Self-Awareness is the Best Path to Fairness

August 7, 2018

Rogério Colantuono

Rogério Colantuono is the Strategy Director at Grey.

In 1986, Swedish scientists asked U.S. drivers “Are you a better-than-average driver?” More than 80% said “Yes.” Of course, this mathematically absurd declaration of skill had less to do with statistics than it did the biases influencing our everyday lives. That’s why – though there’s no study I’ve found on the subject – we can only infer that a survey asking men, “Are you a better-than-average listener on issues affecting women,” might get a pretty similar outcome.

McKinsey’s 2017 “Women in the Workplace” study shows that 40% of U.S. women agree their gender has held back their career advancement (vs. 8% for men), so we know there’s much listening yet to be done – and it seems that somewhat more men are listening, or at least trying. At a panel held at Grey for Women’s History Month, I had the opportunity to discuss with female and male colleagues the barriers to creating a more neutral environment where everyone can thrive equally. You could see, in the room, how just hearing perspectives brings us together and promotes fairness.

However, hearing is not the same as listening. And what we find in the larger world is that even when men listen to support an equal environment, an additional, important element still impacts the potential for greater empathy and fairness: self-awareness. Or lack thereof.

It’s human to distance yourself from unfairness and bad feelings – to listen to stories of misconduct and think how That Other Person was disrespectful to women. But meanwhile, some of the same well-intentioned men who are able to notice disrespect in others go about their days committing lesser (or equal, or greater) offenses themselves, not noticing that they’re part of the problem. They learn to identify unfairness in others, but not see it in their own actions. 

So while there is no such thing as an unbiased person, and many men have good intentions to make change, the real issue is: if we live oblivious to small and big hypocrisies, we will never really make a conscious effort to break free from them. I’m certainly not perfect. Everyone is different and progress takes a lot of forms. But that said, self-awareness could be the key, a next evolution, for men looking to actually take part in change.

With this in mind, I imagine the potential thoughts and behaviors of a more self-aware man in our industry…

Self-Awareness of Cultural Programming: It’s unquestionable that personal behavior is influenced by societal behavior. A more self-aware man is able to identify when it’s culture speaking (inherited behaviors, pre-established gender roles, peer pressure) instead of himself, and not let the former take over. He is constantly exercising an “outsider view” that gives perspective over his own actions. When I moved to NY from Brazil, I believe I experienced a glimpse of this perspective and its importance; trying to avoid crossing any lines, I found myself “reading” the different day-to-day cultural nuances of the local working environment behavior and at that moment the new limits and codes were very evident. But I saw this outsider perspective fade as I got used to the new reality.

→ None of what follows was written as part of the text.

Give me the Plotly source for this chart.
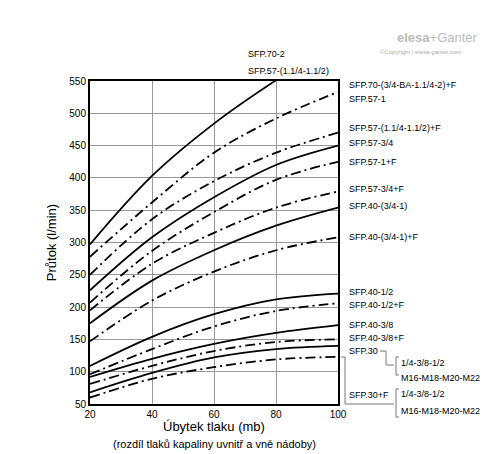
import plotly.graph_objects as go

# Úbytek tlaku (mb)
x_values = [20, 40, 60, 80, 100]

# Průtok (l/min) pro jednotlivé křivky
sfp70_2 = [297, 403, 484, 551, 610]
sfp70_f = [278, 362, 439, 492, 533]
sfp57_114_f = [250, 336, 395, 439, 470]
sfp57_34 = [226, 308, 370, 420, 450]
sfp57_1_f = [207, 287, 347, 397, 425]
sfp57_34_f = [195, 267, 315, 354, 379]
sfp40_34_1 = [175, 241, 288, 326, 354]
sfp40_34_1_f = [147, 210, 255, 288, 308]
sfp40_12 = [109, 154, 189, 212, 221]
sfp40_12_f = [96, 135, 170, 194, 206]
sfp40_38 = [92, 120, 143, 160, 172]
sfp40_38_f = [81, 109, 132, 146, 150]
sfp30 = [68, 98, 122, 135, 140]
sfp30_f = [60, 89, 107, 119, 123]

curves = [
    (sfp70_2, 'solid'), (sfp70_f, 'dashdot'), (sfp57_114_f, 'dashdot'),
    (sfp57_34, 'solid'), (sfp57_1_f, 'dashdot'), (sfp57_34_f, 'dashdot'),
    (sfp40_34_1, 'solid'), (sfp40_34_1_f, 'dashdot'),
    (sfp40_12, 'solid'), (sfp40_12_f, 'dashdot'),
    (sfp40_38, 'solid'), (sfp40_38_f, 'dashdot'),
    (sfp30, 'solid'), (sfp30_f, 'dashdot'),
]

# Popisky vpravo (text, y v pixelech)
labels = [
    ('SFP.70-(3/4-BA-1.1/4-2)+F', 77), ('SFP.57-1', 91),
    ('SFP.57-(1.1/4-1.1/2)+F', 120), ('SFP.57-3/4', 135),
    ('SFP.57-1+F', 154), ('SFP.57-3/4+F', 181), ('SFP.40-(3/4-1)', 198),
    ('SFP.40-(3/4-1)+F', 229), ('SFP.40-1/2', 284), ('SFP.40-1/2+F', 297),
    ('SFP.40-3/8', 317), ('SFP.40-3/8+F', 330), ('SFP.30', 343),
    ('SFP.30+F', 387),
]

W, H = 488, 454
L, R, T, B = 82, 330, 73, 396
FONT = 'Liberation Sans Narrow, Arial Narrow, Liberation Sans, Arial'


def px(x):
    return (x - L) / (R - L)


def py(y):
    return (B - y) / (B - T)


fig = go.Figure()
for ys, dash in curves:
    fig.add_trace(go.Scatter(
        x=x_values, y=ys, mode='lines',
        line=dict(color='black', width=1.8, shape='spline',
                  dash='solid' if dash == 'solid' else '10px,4px,2px,4px'),
        showlegend=False, cliponaxis=True,
    ))

ann = []
for text, y in labels:
    ann.append(dict(x=px(339), y=py(y), text=text))
ann += [
    dict(x=px(238), y=py(46), text='SFP.70-2'),
    dict(x=px(238), y=py(63), text='SFP.57-(1.1/4-1.1/2)'),
    dict(x=px(391), y=py(355), text='1/4-3/8-1/2'),
    dict(x=px(391), y=py(370), text='M16-M18-M20-M22'),
    dict(x=px(391), y=py(386), text='1/4-3/8-1/2'),
    dict(x=px(391), y=py(403), text='M16-M18-M20-M22'),
]
for a in ann:
    a.update(xref='paper', yref='paper', xanchor='left', yanchor='middle',
             showarrow=False, font=dict(family=FONT, size=9, color='black'))

# logo
ann.append(dict(x=px(472), y=py(20), xref='paper', yref='paper', xanchor='right',
                text='<b>elesa</b>+Ganter', showarrow=False,
                font=dict(family='Liberation Sans', size=13, color='#bbbbbb')))
ann.append(dict(x=px(455), y=py(39), xref='paper', yref='paper', xanchor='right',
                text='©Copyright | elesa-ganter.com', showarrow=False,
                font=dict(family='Liberation Sans', size=6, color='#aaaaaa')))
ann.append(dict(x=px(206), y=py(428), xref='paper', yref='paper',
                text='Úbytek tlaku (mb)', showarrow=False,
                font=dict(family=FONT, size=13, color='black')))
ann.append(dict(x=px(206), y=py(444), xref='paper', yref='paper',
                text='(rozdíl tlaků kapaliny uvnitř a vně nádoby)', showarrow=False,
                font=dict(family=FONT, size=11, color='black')))

shapes = []
gray = dict(color='#777777', width=1)
for pts in [
    [(372, 343), (378, 343), (378, 357), (386, 357)],
    [(333, 349), (337, 349), (337, 396), (386, 396)],
    [(391, 349), (388, 349), (388, 367), (391, 367)],
    [(391, 381), (388, 381), (388, 409), (391, 409)],
]:
    for (x0, y0), (x1, y1) in zip(pts[:-1], pts[1:]):
        shapes.append(dict(type='line', xref='paper', yref='paper',
                           x0=px(x0), y0=py(y0), x1=px(x1), y1=py(y1), line=gray))

fig.update_layout(
    width=W, height=H,
    margin=dict(l=L, r=W - R, t=T, b=H - B),
    plot_bgcolor='white', paper_bgcolor='white',
    font=dict(family=FONT, size=10, color='black'),
    annotations=ann, shapes=shapes,
    xaxis=dict(range=[20, 100], dtick=20, showgrid=True, gridcolor='#999999',
               showline=True, linecolor='black', linewidth=2, mirror=True,
               ticks='', zeroline=False),
    yaxis=dict(range=[50, 550], dtick=50, showgrid=True, gridcolor='#999999',
               showline=True, linecolor='black', linewidth=2, mirror=True,
               ticks='', title=dict(text='Průtok (l/min)', font=dict(size=13), standoff=10),
               zeroline=False),
)

fig.write_html("out.html")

Self-Awareness of Blind Spots: It’s easy to identify biases in others. Identifying them in ourselves is a more difficult story. But a more self-aware man is able to see the common biases that happen everyday with others and do a “self check” if they also happen with himself. He also knows this is a process – admit when he fails, reviving his dedication and improving his attitude. And if it’s easier to see bias in others, why not try to help them to identify it by bringing it up in a constructive way as it’s happening, even if it was unintended? If culture is a bandwagon, it takes a huge collective effort and responsibility to de-program it.

Self-Awareness of Discomfort: We all believe we are great listeners, but in reality we tend to only listen to information that confirms our worldview while blocking uncomfortable facts. It takes active effort to exercise empathy, take the speaker seriously and let any subject sink in even (or especially) if it contrasts with the way we think. That’s why, even though it’s hard for everyone to listen to a shocking report (such as Salma Hayek’s on Harvey Weinstein), a more self-aware man knows the importance of actively going deeper on the subject, talking about it to others and trying to put himself in the other person’s shoes instead of following it superficially like many men did. 

A self-aware approach seems vital to drive equality in the work environment, but we ultimately face a question of what that looks like in action. And the fact is, there aren’t absolutes. What works for one doesn’t work for all. But in the spirit of progress, men should push themselves to ask, “How am I behaving – and how might I change if and when I’m creating unfairness?” That’s where the personal journey to action begins. 

Especially in our industry, which thrives at its best through openness – but encompasses its fair share of egos – the willingness to admit our own imperfections becomes even more critical.